Google Fi is Faux

by Colin Berkshire

I get asked quite a lot about Google FI.

Google FI is a phone service where you pay $10 per gigabyte. This rate is effectively pro-rated into partial gigabytes. The great thing is that you can use your data in any of 120 countries. (If you want voice service this is a flat $20 a month for your home country.)

Google FI is great in two regards: You are connected worldwide for a reasonable price, and, you only pay for what you use. It’s simple, fair, and understandable.

There are three downsides to Google FI:

1) It only works with a few selected devices. I don’t happen to own any of those devices. Bummer.

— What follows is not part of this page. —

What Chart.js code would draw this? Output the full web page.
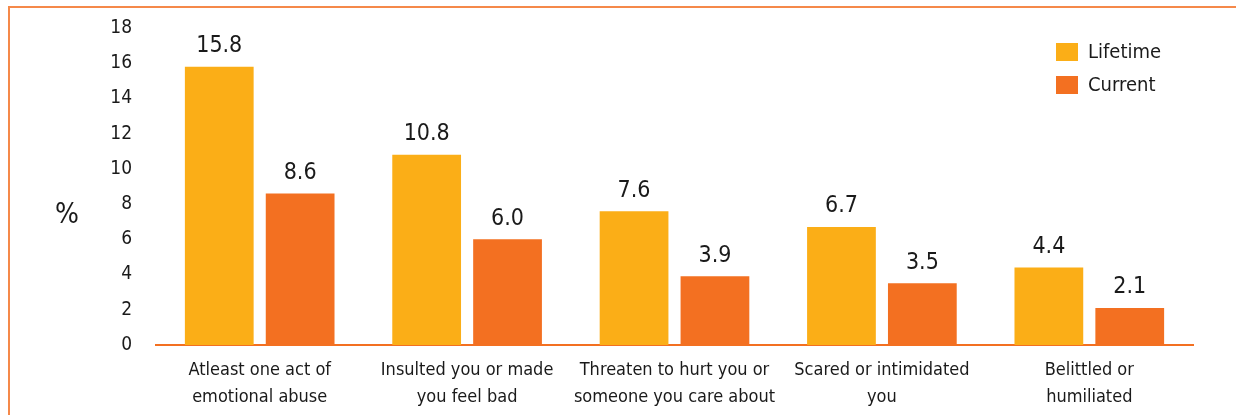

2) The international speeds kinda suck. They are usually in the range of 256kbps. I can’t imagine why any country or Google would want to limit how much of something you can buy. At $10 a month it should be wonderfully profitable for everybody, since the real going rate for incremental gigabytes of data is about $2 per GB.

3) The $10 rate isn’t that good for heavy users. When i travel I use about 10 GB of data, which would cost $100 with Google FI. My SIM in Thailand gives me 12 GB for $25. My SIM in Hong Kong gives me 10 GB for about $30. It means watching a Netflix movie could cost you $6 to $10.

What I love about Google FI is the simplicity and fairness of it. If they would fix the speed cap and make it work on more devices that would be just great. It could be a perfect service.

The $10 per gigabyte rate should be a winner for Google and the global cellular companies. The incremental cost of gigabytes globally seems to be about $2. So cellular companies could get $2 of the $10, Google could get $2 of the $10, and that would leave $6 of the $10 for whatever. That is, it seems this should be universally profitable for all parties.

I hope that Google FI expands and sets a model for the future.

I really can’t think of an honest reason why Verizon and AT&T and all carriers couldn’t be happy with $10 per gigabyte when traveling globally.